The Age - Melbourne 26/4/2000
Israel bans hunting as guest workers' tastes run wild
By ALAN PHILPS
JERUSALEM
Wednesday 26 April 2000
Israel has ordered a three-year ban on hunting after Thai guest workers were blamed for eating everything from wolves to gazelles and birds.
At first, conservationists thought the cause of an alarming decline in wildlife might be drought, pollution or the destruction of habitat through development. But they now accept that all creatures great and small are appearing on the plates of Thai farm laborers who trap and eat anything that moves.
Israel employs about 20,000 Thai laborers to tend avocados and pack oranges for export.

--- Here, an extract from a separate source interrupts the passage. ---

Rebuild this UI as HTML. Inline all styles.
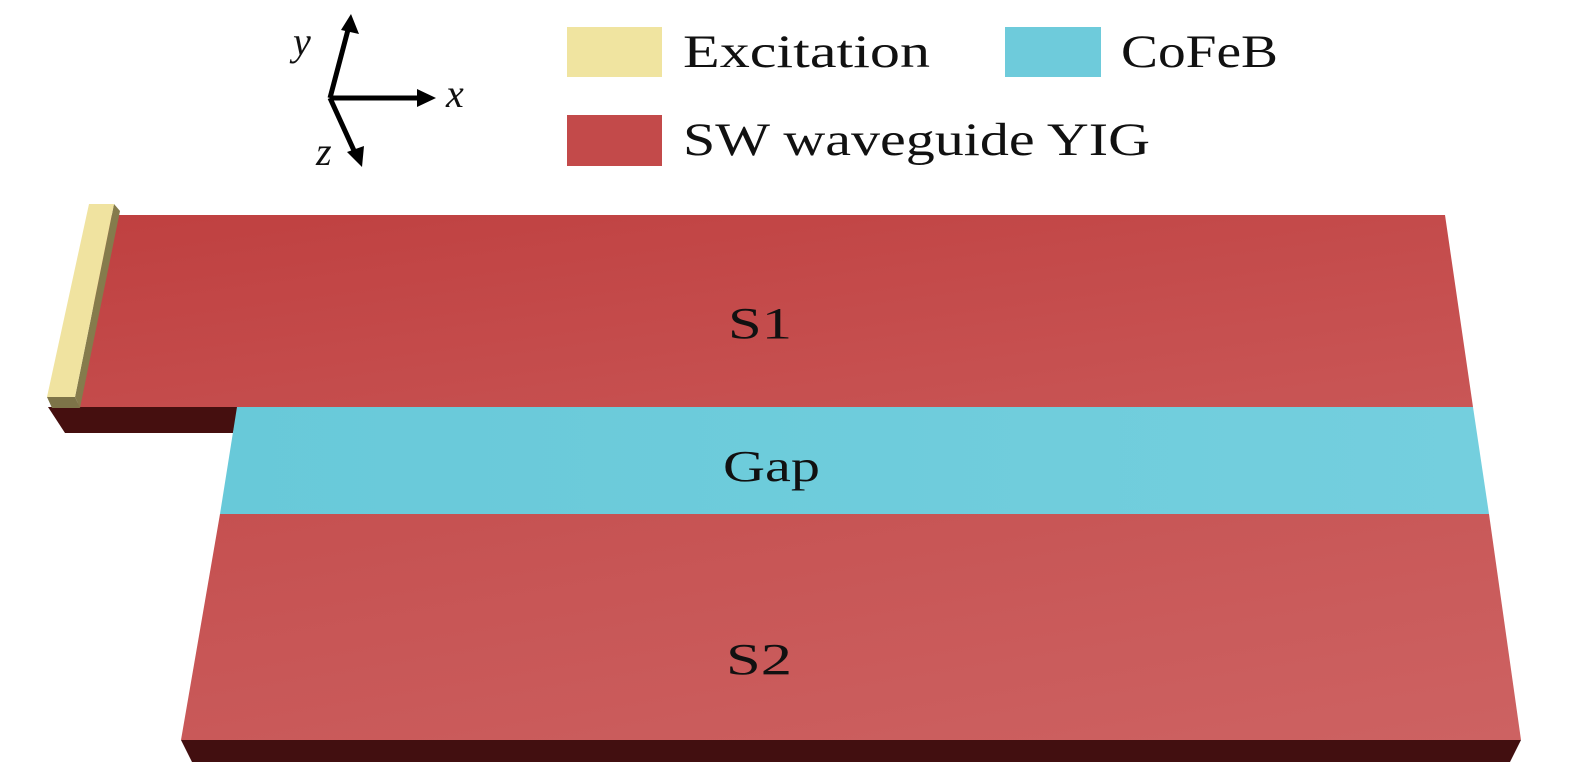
<!DOCTYPE html>
<html><head><meta charset="utf-8"><style>
html,body{margin:0;padding:0;background:#fff;width:1575px;height:778px;overflow:hidden}
svg{display:block}
text{font-family:"Liberation Serif",serif;fill:#111}
</style></head><body>
<svg width="1575" height="778" viewBox="0 0 1575 778">
<defs>
<linearGradient id="g1" x1="0" y1="0" x2="1" y2="1"><stop offset="0" stop-color="#bf4040"/><stop offset="1" stop-color="#c95656"/></linearGradient>
<linearGradient id="g2" x1="0" y1="0" x2="1" y2="1"><stop offset="0" stop-color="#c55050"/><stop offset="1" stop-color="#cd6262"/></linearGradient>
<linearGradient id="gc" x1="0" y1="0" x2="1" y2="0"><stop offset="0" stop-color="#68c9d9"/><stop offset="1" stop-color="#74cfde"/></linearGradient>
</defs>
<g>
<line x1="330" y1="98" x2="349" y2="26" stroke="#000" stroke-width="5"/>
<path d="M351,14 L359,34 L341,30 Z" fill="#000"/>
<line x1="330" y1="98" x2="422" y2="98" stroke="#000" stroke-width="5"/>
<path d="M436,98 L417,107 L417,89 Z" fill="#000"/>
<line x1="330" y1="98" x2="356" y2="155" stroke="#000" stroke-width="5"/>
<path d="M362,167 L347,152 L364,146 Z" fill="#000"/>
<text x="293" y="55" font-size="40" font-style="italic">y</text>
<text x="446" y="107" font-size="40" font-style="italic">x</text>
<text x="316" y="165" font-size="40" font-style="italic">z</text>
</g>
<g>
<rect x="567" y="27" width="95" height="50" fill="#f0e4a0"/>
<text x="683" y="67" font-size="47" textLength="247" lengthAdjust="spacingAndGlyphs">Excitation</text>
<rect x="1005" y="27" width="96" height="50" fill="#6ecbdb"/>
<text x="1121" y="67" font-size="47" textLength="157" lengthAdjust="spacingAndGlyphs">CoFeB</text>
<rect x="567" y="115" width="95" height="51" fill="#c34a4a"/>
<text x="683" y="155" font-size="47" textLength="467" lengthAdjust="spacingAndGlyphs">SW waveguide YIG</text>
</g>
<path d="M48,407 L238,407 L233,433 L65,433 Z" fill="#450f0f"/>
<path d="M108,215 L1445,215 L1473,407 L77,407 Z" fill="url(#g1)"/>
<path d="M237,407 L1473,407 L1489,514 L220,514 Z" fill="url(#gc)"/>
<path d="M220,514 L1489,514 L1521,740 L181,740 Z" fill="url(#g2)"/>
<path d="M181,740 L1521,740 L1510,762 L192,762 Z" fill="#420f10"/>
<g>
<path d="M114,204 L120,211 L80,408 L75,397 Z" fill="#857b4c"/>
<path d="M47,397 L75,397 L80,408 L52,408 Z" fill="#7d7448"/>
<path d="M89,204 L114,204 L75,397 L47,397 Z" fill="#f0e3a0"/>
</g>
<text x="728" y="338" font-size="44" textLength="64" lengthAdjust="spacingAndGlyphs">S1</text>
<text x="723" y="481" font-size="44" textLength="97" lengthAdjust="spacingAndGlyphs">Gap</text>
<text x="726" y="674" font-size="44" textLength="66" lengthAdjust="spacingAndGlyphs">S2</text>
</svg>
</body></html>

Rangers investigating the decline have found hundreds of simple traps near areas where the Thais work. None of the local people use such traps, preferring to hunt with guns, searchlights and Jeeps.
The southern Golan had 6000 gazelles seven years ago. Now there are only 500. In the same area, conservationists put radio collars on 18 wolves. Four wolves were found trapped in Thai-style lassoes. "Every Thai worker gets half a sack of rice per month. If they want to eat any meat, they have to catch it. It is amazing what they eat - dogs, cats, jackals, small birds, chicks and eggs," said Yair Sharon, a national parks wildlife inspector.
He added: "They are far more efficient at catching wolves than we are, despite all our high technology. They use techniques from biblical times - catapults, bits of string and things they find lying around the farm."
The National Parks Authority has begun to mobilise children to roam the countryside and remove the traps set by the hunters.
Most are simple lassoes, hung on a raised fence around an orchard, which strangle the wild animals. Some traps are more sinister - pits in the ground with spears to impale a gazelle. There are even foot snares attached to bent trees, which swing the animal into the air like the traps laid for US troops in Vietnam.
Sometimes a ranger will come across a pile of quills and a skull - the remains of a porcupine dinner.
The arrival of the Thai workers is an unintended consequence of the Arab-Israeli conflict. Israeli farms used to employ Palestinian labor until the mid-'90s, when unrest led the government to close off the Occupied Territories so the workers could not get to the fields. The solution was to import labor.
Mr Sharon said: "If you want nature conservation, you cannot have Thai workers. It is part of their culture to hunt, and they may be hungry, too."